Advertisement
By Stephen Bull
Published 2001
Talking of marinated customers there have been quite a few whom I would have liked to pickle in vinegar, impale on skewers or give a thorough gratinating, for although most restaurant-goers are out for a good time there are quite a lot who wish they were somewhere else and make it plain from the start that nothing is going to make them happy. Tyrannizing the waiters because you want to impress a client or a girlfriend or because you are ill at ease in an unfamiliar environment and are busy overcompensating are the kinds of behaviour we amateur psychologists encounter all the time, but that doesn’t make it any less tiresome. Rejecting a perfectly good bottle of wine or sending food back unnecessarily may be signs of a childhood deprived of security and approval but costs money and can lead to scenes of bloody attrition if a Stand Must Be Made.
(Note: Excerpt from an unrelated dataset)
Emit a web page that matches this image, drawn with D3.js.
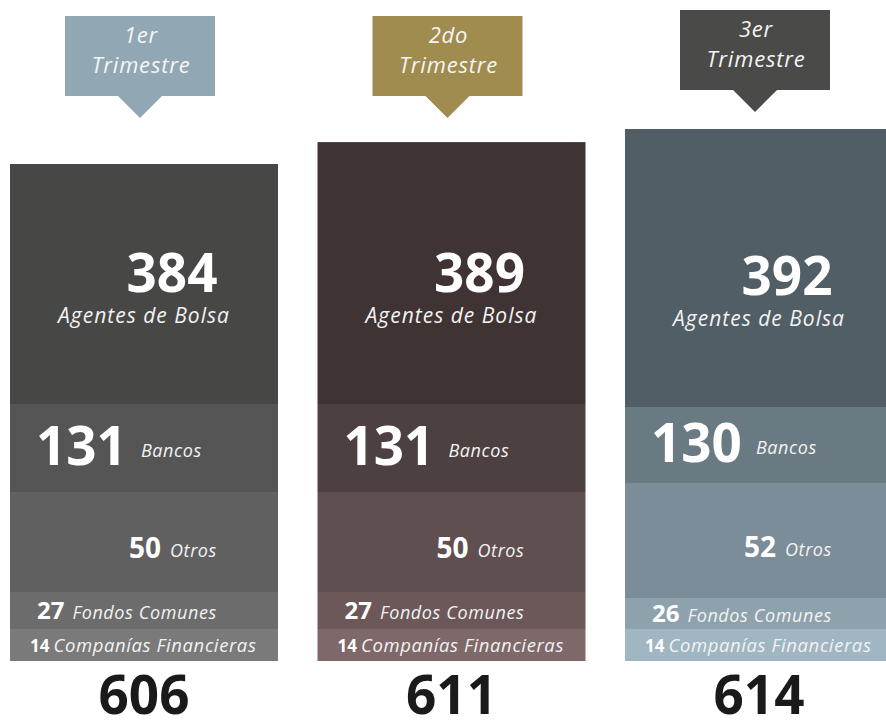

I very nearly became involved in litigation with a customer who insisted his rib-eye steak was no such thing, and had to be shown the meat in the kitchen before he would agree. Unfortunately, it turned out to be first cut from the only tough rib-eye I had ever received, so it had been sent back. One thing led to another and eventually the police turned up. This piece of nonsense fizzled out after a few lawyers’ letters but created a lot of stress for nothing. The worst thing possible had happened, of course: the customer had been proved wrong. Things were bound to go downhill after that.